▸ **SHORT TASK**
Only the lines from the top of the listing below to the line that has "yticks = [0, 5000, 10000, 15000, 20000]" should be echoed, with both ends kept and pictures left out.

▸ **DATA EXTRACT**
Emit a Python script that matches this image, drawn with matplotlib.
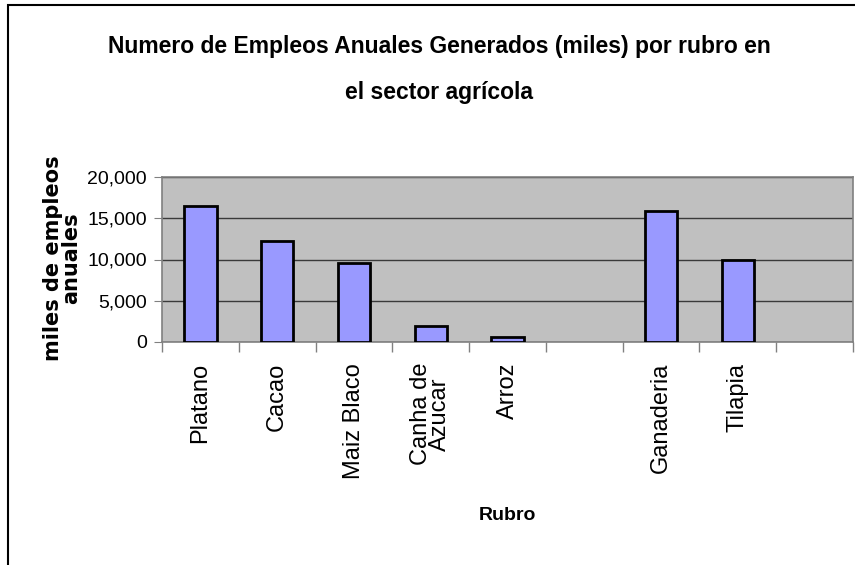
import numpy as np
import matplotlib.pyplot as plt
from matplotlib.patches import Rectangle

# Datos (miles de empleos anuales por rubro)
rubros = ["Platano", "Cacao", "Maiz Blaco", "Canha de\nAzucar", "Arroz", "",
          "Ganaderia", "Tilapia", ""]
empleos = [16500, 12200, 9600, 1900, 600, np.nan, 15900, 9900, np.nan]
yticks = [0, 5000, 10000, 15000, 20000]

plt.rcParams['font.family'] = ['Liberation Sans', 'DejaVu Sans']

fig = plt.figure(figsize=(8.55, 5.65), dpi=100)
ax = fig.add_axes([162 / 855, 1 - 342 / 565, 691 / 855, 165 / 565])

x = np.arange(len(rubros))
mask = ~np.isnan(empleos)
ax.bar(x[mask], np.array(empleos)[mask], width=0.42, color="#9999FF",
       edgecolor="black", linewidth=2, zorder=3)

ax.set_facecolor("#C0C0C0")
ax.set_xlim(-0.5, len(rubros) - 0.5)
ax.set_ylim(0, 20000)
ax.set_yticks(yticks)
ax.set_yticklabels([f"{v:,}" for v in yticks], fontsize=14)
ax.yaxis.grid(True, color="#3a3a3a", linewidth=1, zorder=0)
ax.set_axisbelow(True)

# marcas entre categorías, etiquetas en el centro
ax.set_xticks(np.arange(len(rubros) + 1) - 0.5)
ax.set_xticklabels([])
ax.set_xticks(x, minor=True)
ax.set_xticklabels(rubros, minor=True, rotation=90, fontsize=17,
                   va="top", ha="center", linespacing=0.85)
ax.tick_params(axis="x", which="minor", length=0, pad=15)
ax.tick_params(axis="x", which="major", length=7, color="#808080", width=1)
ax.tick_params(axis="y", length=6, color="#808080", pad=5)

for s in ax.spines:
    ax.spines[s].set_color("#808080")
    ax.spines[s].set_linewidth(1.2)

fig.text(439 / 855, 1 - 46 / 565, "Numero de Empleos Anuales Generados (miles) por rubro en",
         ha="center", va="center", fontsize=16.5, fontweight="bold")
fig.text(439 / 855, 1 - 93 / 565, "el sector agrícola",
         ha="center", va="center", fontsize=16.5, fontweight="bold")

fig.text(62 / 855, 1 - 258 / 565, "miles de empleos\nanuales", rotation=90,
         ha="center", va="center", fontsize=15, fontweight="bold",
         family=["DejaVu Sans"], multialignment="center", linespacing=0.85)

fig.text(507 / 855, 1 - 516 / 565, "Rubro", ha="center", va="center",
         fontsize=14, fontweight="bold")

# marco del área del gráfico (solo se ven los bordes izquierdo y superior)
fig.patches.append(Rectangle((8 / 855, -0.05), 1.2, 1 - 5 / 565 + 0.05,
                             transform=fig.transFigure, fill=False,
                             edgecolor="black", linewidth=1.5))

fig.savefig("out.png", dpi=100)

▸ **CORRECT RESULT**
Emit a Python script that matches this image, drawn with matplotlib.
import numpy as np
import matplotlib.pyplot as plt
from matplotlib.patches import Rectangle

# Datos (miles de empleos anuales por rubro)
rubros = ["Platano", "Cacao", "Maiz Blaco", "Canha de\nAzucar", "Arroz", "",
          "Ganaderia", "Tilapia", ""]
empleos = [16500, 12200, 9600, 1900, 600, np.nan, 15900, 9900, np.nan]
yticks = [0, 5000, 10000, 15000, 20000]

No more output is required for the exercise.